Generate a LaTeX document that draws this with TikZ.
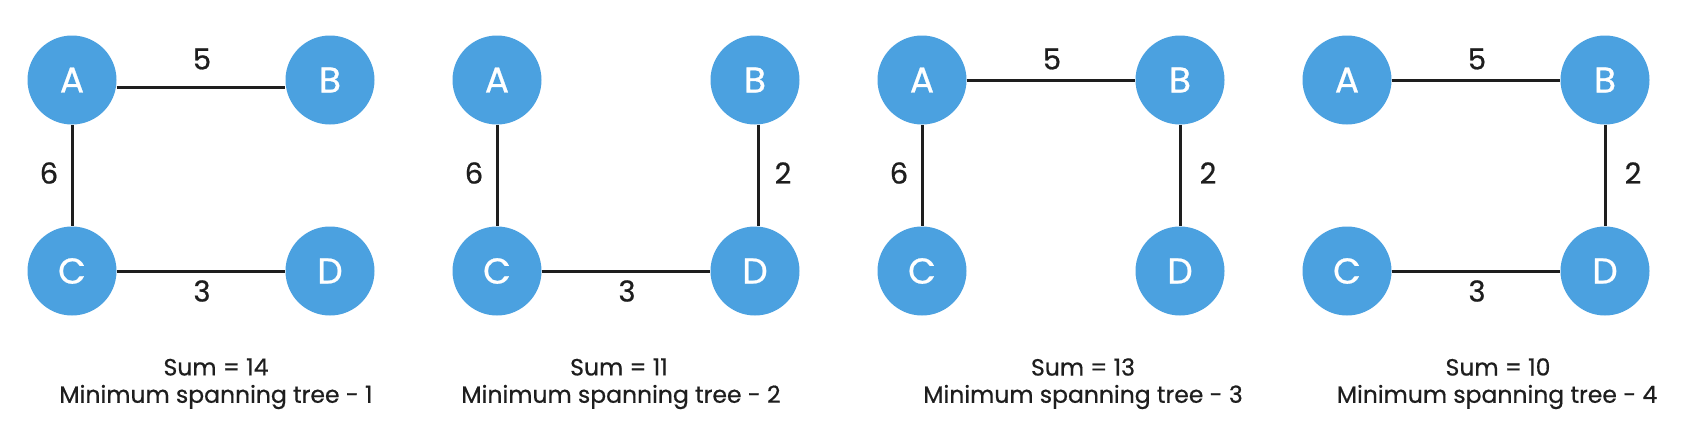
\documentclass[tikz,border=0pt]{standalone}
\usepackage{fontspec}
\setmainfont{Poppins}[FakeBold=0.6]
\definecolor{nodeblue}{HTML}{4BA1E0}
\definecolor{ink}{HTML}{1E1E1E}
\begin{document}
\begin{tikzpicture}[x=1pt,y=-1pt,
  vert/.style={circle,fill=nodeblue,minimum size=89pt,inner sep=0pt,text=white,font=\fontsize{36}{40}\selectfont},
  edge/.style={draw=ink,line width=3pt},
  wlab/.style={text=ink,font=\fontsize{29}{32}\selectfont,inner sep=0pt},
  caption/.style={text=ink,font=\fontsize{23.5}{27}\selectfont,inner sep=0pt}]
\useasboundingbox[fill=white] (0,0) rectangle (1700,426);
% panel 1
\begin{scope}[xshift=0pt]
\node[vert] (A1) at (72,80) {A};
\node[vert] (B1) at (330,80) {B};
\node[vert] (C1) at (72,271) {C};
\node[vert] (D1) at (330,271) {D};
\draw[edge] ([yshift=-7pt]A1.east) -- ([yshift=-7pt]B1.west);
\draw[edge] (A1) -- (C1);
\draw[edge] (C1) -- (D1);
\node[wlab] (w1a) at (202,59) {5};
\node[wlab] (w1b) at (49,173) {6};
\node[wlab] (w1c) at (202,291) {3};
\node[caption] (s1) at (216,367) {Sum = 14};
\node[caption] (m1) at (216,397) {Minimum spanning tree - 1};
\end{scope}
% panel 2
\begin{scope}[xshift=425pt]
\node[vert] (A2) at (72,80) {A};
\node[vert] (B2) at (330,80) {B};
\node[vert] (C2) at (72,271) {C};
\node[vert] (D2) at (330,271) {D};
\draw[edge] (A2) -- (C2);
\draw[edge] ([xshift=3pt]B2.south) -- ([xshift=3pt]D2.north);
\draw[edge] (C2) -- (D2);
\node[wlab] (w2a) at (49,173) {6};
\node[wlab] (w2b) at (358,173) {2};
\node[wlab] (w2c) at (202,291) {3};
\node[caption] (s2) at (194,367) {Sum = 11};
\node[caption] (m2) at (196,397) {Minimum spanning tree - 2};
\end{scope}
% panel 3
\begin{scope}[xshift=850pt]
\node[vert] (A3) at (72,80) {A};
\node[vert] (B3) at (330,80) {B};
\node[vert] (C3) at (72,271) {C};
\node[vert] (D3) at (330,271) {D};
\draw[edge] (A3) -- (B3);
\draw[edge] (A3) -- (C3);
\draw[edge] (B3) -- (D3);
\node[wlab] (w3a) at (202,59) {5};
\node[wlab] (w3b) at (49,173) {6};
\node[wlab] (w3c) at (358,173) {2};
\node[caption] (s3) at (233,367) {Sum = 13};
\node[caption] (m3) at (233,397) {Minimum spanning tree - 3};
\end{scope}
% panel 4
\begin{scope}[xshift=1275pt]
\node[vert] (A4) at (72,80) {A};
\node[vert] (B4) at (330,80) {B};
\node[vert] (C4) at (72,271) {C};
\node[vert] (D4) at (330,271) {D};
\draw[edge] (A4) -- (B4);
\draw[edge] (B4) -- (D4);
\draw[edge] (C4) -- (D4);
\node[wlab] (w4a) at (202,59) {5};
\node[wlab] (w4b) at (358,173) {2};
\node[wlab] (w4c) at (202,291) {3};
\node[caption] (s4) at (223,367) {Sum = 10};
\node[caption] (m4) at (222,397) {Minimum spanning tree - 4};
\end{scope}
\end{tikzpicture}
\end{document}
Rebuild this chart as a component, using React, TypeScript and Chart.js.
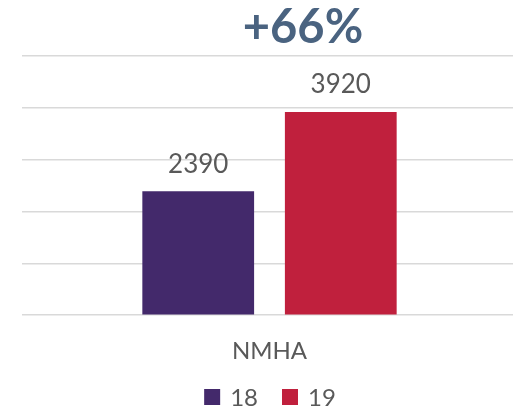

^^^^

TO BE DONE: Without the pictures, transcribe the listing above exactly.

FINISHED EXERCISE:
Generate a LaTeX document that draws this with TikZ.
\documentclass[tikz,border=0pt]{standalone}
\usepackage{fontspec}
\setmainfont{Poppins}[FakeBold=0.6]
\definecolor{nodeblue}{HTML}{4BA1E0}
\definecolor{ink}{HTML}{1E1E1E}
\begin{document}
\begin{tikzpicture}[x=1pt,y=-1pt,
  vert/.style={circle,fill=nodeblue,minimum size=89pt,inner sep=0pt,text=white,font=\fontsize{36}{40}\selectfont},
  edge/.style={draw=ink,line width=3pt},
  wlab/.style={text=ink,font=\fontsize{29}{32}\selectfont,inner sep=0pt},
  caption/.style={text=ink,font=\fontsize{23.5}{27}\selectfont,inner sep=0pt}]
\useasboundingbox[fill=white] (0,0) rectangle (1700,426);
% panel 1
\begin{scope}[xshift=0pt]
\node[vert] (A1) at (72,80) {A};
\node[vert] (B1) at (330,80) {B};
\node[vert] (C1) at (72,271) {C};
\node[vert] (D1) at (330,271) {D};
\draw[edge] ([yshift=-7pt]A1.east) -- ([yshift=-7pt]B1.west);
\draw[edge] (A1) -- (C1);
\draw[edge] (C1) -- (D1);
\node[wlab] (w1a) at (202,59) {5};
\node[wlab] (w1b) at (49,173) {6};
\node[wlab] (w1c) at (202,291) {3};
\node[caption] (s1) at (216,367) {Sum = 14};
\node[caption] (m1) at (216,397) {Minimum spanning tree - 1};
\end{scope}
% panel 2
\begin{scope}[xshift=425pt]
\node[vert] (A2) at (72,80) {A};
\node[vert] (B2) at (330,80) {B};
\node[vert] (C2) at (72,271) {C};
\node[vert] (D2) at (330,271) {D};
\draw[edge] (A2) -- (C2);
\draw[edge] ([xshift=3pt]B2.south) -- ([xshift=3pt]D2.north);
\draw[edge] (C2) -- (D2);
\node[wlab] (w2a) at (49,173) {6};
\node[wlab] (w2b) at (358,173) {2};
\node[wlab] (w2c) at (202,291) {3};
\node[caption] (s2) at (194,367) {Sum = 11};
\node[caption] (m2) at (196,397) {Minimum spanning tree - 2};
\end{scope}
% panel 3
\begin{scope}[xshift=850pt]
\node[vert] (A3) at (72,80) {A};
\node[vert] (B3) at (330,80) {B};
\node[vert] (C3) at (72,271) {C};
\node[vert] (D3) at (330,271) {D};
\draw[edge] (A3) -- (B3);
\draw[edge] (A3) -- (C3);
\draw[edge] (B3) -- (D3);
\node[wlab] (w3a) at (202,59) {5};
\node[wlab] (w3b) at (49,173) {6};
\node[wlab] (w3c) at (358,173) {2};
\node[caption] (s3) at (233,367) {Sum = 13};
\node[caption] (m3) at (233,397) {Minimum spanning tree - 3};
\end{scope}
% panel 4
\begin{scope}[xshift=1275pt]
\node[vert] (A4) at (72,80) {A};
\node[vert] (B4) at (330,80) {B};
\node[vert] (C4) at (72,271) {C};
\node[vert] (D4) at (330,271) {D};
\draw[edge] (A4) -- (B4);
\draw[edge] (B4) -- (D4);
\draw[edge] (C4) -- (D4);
\node[wlab] (w4a) at (202,59) {5};
\node[wlab] (w4b) at (358,173) {2};
\node[wlab] (w4c) at (202,291) {3};
\node[caption] (s4) at (223,367) {Sum = 10};
\node[caption] (m4) at (222,397) {Minimum spanning tree - 4};
\end{scope}
\end{tikzpicture}
\end{document}
Rebuild this chart as a component, using React, TypeScript and Chart.js.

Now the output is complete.